Check each line of the material below for "standalone", then copy the ones that contain it.
>> Start
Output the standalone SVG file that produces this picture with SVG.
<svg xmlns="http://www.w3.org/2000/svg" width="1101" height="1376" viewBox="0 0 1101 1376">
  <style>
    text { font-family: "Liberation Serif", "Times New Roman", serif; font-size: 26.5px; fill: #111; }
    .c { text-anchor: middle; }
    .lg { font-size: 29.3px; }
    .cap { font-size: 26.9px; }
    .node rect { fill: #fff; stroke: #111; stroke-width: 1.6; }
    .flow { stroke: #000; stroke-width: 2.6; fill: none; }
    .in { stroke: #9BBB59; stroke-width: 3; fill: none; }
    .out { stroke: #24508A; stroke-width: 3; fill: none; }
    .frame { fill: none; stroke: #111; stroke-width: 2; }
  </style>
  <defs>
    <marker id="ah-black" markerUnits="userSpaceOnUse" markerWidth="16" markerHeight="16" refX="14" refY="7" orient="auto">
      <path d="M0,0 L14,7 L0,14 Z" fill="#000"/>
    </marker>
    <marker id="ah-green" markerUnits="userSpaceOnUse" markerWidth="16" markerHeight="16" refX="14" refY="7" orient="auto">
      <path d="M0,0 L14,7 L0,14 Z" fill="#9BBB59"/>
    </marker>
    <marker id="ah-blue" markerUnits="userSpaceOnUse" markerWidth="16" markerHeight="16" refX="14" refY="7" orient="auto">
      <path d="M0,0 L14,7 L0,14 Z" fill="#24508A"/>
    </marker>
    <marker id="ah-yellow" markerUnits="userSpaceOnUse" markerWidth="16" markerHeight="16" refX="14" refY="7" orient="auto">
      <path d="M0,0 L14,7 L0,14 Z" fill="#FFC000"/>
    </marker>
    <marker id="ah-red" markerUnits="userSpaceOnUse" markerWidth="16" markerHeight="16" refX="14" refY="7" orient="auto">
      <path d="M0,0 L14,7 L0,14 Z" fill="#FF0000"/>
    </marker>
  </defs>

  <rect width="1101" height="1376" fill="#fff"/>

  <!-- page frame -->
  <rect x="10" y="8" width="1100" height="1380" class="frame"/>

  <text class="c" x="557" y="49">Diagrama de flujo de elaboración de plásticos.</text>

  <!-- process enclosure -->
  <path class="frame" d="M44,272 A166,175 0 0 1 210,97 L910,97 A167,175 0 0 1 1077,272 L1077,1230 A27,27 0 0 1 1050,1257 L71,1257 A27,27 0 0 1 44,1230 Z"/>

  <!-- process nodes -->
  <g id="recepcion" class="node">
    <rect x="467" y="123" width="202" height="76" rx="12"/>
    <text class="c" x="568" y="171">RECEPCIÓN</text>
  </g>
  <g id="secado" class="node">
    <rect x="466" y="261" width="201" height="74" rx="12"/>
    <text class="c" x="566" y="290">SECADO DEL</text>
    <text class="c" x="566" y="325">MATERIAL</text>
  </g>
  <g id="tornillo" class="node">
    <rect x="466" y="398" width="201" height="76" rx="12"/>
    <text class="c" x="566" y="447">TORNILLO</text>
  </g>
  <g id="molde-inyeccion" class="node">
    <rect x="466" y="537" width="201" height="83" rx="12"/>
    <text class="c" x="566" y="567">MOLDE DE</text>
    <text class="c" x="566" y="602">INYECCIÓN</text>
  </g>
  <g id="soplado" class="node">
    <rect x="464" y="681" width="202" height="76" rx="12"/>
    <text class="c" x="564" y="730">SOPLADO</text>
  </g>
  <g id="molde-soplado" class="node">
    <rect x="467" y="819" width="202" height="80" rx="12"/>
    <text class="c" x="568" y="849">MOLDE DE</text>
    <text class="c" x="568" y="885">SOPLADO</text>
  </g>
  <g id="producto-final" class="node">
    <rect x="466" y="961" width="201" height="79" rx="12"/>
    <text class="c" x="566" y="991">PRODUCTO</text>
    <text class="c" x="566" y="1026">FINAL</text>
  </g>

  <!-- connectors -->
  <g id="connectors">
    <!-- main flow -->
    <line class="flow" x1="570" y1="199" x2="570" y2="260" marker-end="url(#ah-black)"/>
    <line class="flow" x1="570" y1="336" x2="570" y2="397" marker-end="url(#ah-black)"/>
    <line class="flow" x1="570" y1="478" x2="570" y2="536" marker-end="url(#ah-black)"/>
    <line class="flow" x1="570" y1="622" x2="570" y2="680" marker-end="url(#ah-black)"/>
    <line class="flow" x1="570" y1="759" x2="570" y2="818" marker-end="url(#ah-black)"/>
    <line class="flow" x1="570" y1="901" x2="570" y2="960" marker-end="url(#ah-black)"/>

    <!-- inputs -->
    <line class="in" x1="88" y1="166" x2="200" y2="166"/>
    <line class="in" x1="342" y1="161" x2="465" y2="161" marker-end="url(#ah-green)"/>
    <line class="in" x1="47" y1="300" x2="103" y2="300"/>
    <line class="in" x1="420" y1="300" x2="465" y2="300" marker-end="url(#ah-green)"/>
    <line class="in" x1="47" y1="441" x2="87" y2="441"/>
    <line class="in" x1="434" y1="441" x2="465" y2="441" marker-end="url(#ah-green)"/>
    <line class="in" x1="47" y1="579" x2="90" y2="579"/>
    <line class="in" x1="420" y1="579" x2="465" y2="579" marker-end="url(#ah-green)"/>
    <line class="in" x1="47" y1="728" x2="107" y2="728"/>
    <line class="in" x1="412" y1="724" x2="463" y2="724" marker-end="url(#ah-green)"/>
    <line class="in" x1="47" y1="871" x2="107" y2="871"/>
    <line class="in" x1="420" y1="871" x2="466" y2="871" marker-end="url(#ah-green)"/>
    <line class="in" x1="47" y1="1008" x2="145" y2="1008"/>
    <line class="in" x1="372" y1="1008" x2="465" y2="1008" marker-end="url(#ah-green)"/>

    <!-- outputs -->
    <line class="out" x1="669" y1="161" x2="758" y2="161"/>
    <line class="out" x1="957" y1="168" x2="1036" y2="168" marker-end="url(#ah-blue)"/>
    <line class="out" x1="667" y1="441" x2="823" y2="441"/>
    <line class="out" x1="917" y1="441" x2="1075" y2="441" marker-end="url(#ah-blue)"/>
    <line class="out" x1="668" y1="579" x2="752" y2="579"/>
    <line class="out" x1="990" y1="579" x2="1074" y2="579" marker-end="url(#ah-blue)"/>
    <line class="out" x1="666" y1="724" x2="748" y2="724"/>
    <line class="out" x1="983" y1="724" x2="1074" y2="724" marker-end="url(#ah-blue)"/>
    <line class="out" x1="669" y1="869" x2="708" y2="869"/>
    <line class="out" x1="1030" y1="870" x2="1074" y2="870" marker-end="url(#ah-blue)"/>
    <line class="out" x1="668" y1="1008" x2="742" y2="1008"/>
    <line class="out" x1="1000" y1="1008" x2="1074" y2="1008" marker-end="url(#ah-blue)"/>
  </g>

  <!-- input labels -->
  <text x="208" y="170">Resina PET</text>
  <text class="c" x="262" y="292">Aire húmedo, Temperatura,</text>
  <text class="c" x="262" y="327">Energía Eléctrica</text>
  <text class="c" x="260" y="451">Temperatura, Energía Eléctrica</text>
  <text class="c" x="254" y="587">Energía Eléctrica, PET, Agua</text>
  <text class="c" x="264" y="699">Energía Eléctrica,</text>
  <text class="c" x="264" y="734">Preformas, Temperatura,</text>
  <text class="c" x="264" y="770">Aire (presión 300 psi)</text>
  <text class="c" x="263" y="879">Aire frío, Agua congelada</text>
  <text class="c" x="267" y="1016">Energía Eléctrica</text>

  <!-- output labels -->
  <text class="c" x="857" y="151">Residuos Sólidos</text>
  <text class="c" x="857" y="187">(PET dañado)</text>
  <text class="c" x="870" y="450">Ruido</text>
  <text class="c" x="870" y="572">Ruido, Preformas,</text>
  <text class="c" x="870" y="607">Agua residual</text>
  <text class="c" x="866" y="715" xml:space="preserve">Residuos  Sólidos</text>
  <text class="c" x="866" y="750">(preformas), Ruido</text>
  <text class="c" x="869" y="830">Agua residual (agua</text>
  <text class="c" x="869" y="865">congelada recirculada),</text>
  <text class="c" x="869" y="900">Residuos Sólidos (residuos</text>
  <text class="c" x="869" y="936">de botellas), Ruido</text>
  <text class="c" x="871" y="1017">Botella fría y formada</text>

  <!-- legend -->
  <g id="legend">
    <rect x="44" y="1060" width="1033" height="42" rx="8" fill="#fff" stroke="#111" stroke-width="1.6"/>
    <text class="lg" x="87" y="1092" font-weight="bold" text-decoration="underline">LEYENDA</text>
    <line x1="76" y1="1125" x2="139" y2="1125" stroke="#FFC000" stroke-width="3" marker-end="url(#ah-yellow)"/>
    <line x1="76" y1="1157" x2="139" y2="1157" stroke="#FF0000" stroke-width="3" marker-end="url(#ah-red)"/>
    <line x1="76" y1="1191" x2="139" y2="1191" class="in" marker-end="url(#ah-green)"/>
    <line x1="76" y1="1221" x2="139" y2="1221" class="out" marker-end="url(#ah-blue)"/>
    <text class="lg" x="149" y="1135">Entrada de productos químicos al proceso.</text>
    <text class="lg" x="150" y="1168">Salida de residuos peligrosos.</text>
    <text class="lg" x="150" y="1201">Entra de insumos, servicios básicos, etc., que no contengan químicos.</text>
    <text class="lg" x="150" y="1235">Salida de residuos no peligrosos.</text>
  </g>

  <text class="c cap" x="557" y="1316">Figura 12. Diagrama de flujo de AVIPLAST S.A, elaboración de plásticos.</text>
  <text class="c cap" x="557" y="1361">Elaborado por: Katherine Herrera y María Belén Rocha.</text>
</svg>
>> End
>> Start
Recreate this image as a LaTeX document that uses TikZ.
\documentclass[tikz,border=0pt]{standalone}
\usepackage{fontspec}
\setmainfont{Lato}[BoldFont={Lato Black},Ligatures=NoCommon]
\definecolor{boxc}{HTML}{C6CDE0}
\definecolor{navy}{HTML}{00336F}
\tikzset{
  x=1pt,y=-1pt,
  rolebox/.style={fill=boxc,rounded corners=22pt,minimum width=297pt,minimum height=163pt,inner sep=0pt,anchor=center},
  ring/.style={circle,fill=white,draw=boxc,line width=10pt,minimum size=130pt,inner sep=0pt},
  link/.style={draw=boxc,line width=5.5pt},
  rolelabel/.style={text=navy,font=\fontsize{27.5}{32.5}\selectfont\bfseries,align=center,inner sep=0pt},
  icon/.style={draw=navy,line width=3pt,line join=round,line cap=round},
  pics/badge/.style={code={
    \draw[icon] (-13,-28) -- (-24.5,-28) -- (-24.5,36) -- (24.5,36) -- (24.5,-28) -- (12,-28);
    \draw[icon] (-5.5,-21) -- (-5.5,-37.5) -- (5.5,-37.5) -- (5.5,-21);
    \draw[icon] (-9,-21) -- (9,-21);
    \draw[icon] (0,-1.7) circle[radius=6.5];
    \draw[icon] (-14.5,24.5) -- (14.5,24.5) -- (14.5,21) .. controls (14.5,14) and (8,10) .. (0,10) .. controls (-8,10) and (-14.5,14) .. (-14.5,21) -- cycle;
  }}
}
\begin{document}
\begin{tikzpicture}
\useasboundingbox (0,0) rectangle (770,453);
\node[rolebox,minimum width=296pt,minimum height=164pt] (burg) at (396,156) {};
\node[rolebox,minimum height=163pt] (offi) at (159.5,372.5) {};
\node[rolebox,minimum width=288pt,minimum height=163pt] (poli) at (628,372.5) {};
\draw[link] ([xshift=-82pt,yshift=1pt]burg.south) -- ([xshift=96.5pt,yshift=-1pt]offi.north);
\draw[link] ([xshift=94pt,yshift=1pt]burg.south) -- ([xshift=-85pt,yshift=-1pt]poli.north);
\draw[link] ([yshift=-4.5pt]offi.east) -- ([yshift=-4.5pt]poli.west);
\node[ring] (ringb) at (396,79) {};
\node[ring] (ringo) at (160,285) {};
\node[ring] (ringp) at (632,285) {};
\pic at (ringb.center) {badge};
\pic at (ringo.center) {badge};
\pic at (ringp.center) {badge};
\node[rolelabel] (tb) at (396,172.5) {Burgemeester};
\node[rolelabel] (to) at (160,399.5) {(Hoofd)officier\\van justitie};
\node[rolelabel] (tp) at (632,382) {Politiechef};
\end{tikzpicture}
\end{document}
>> End
SOLUTION FOR THIS PROBLEM ::
Output the standalone SVG file that produces this picture with SVG.
\documentclass[tikz,border=0pt]{standalone}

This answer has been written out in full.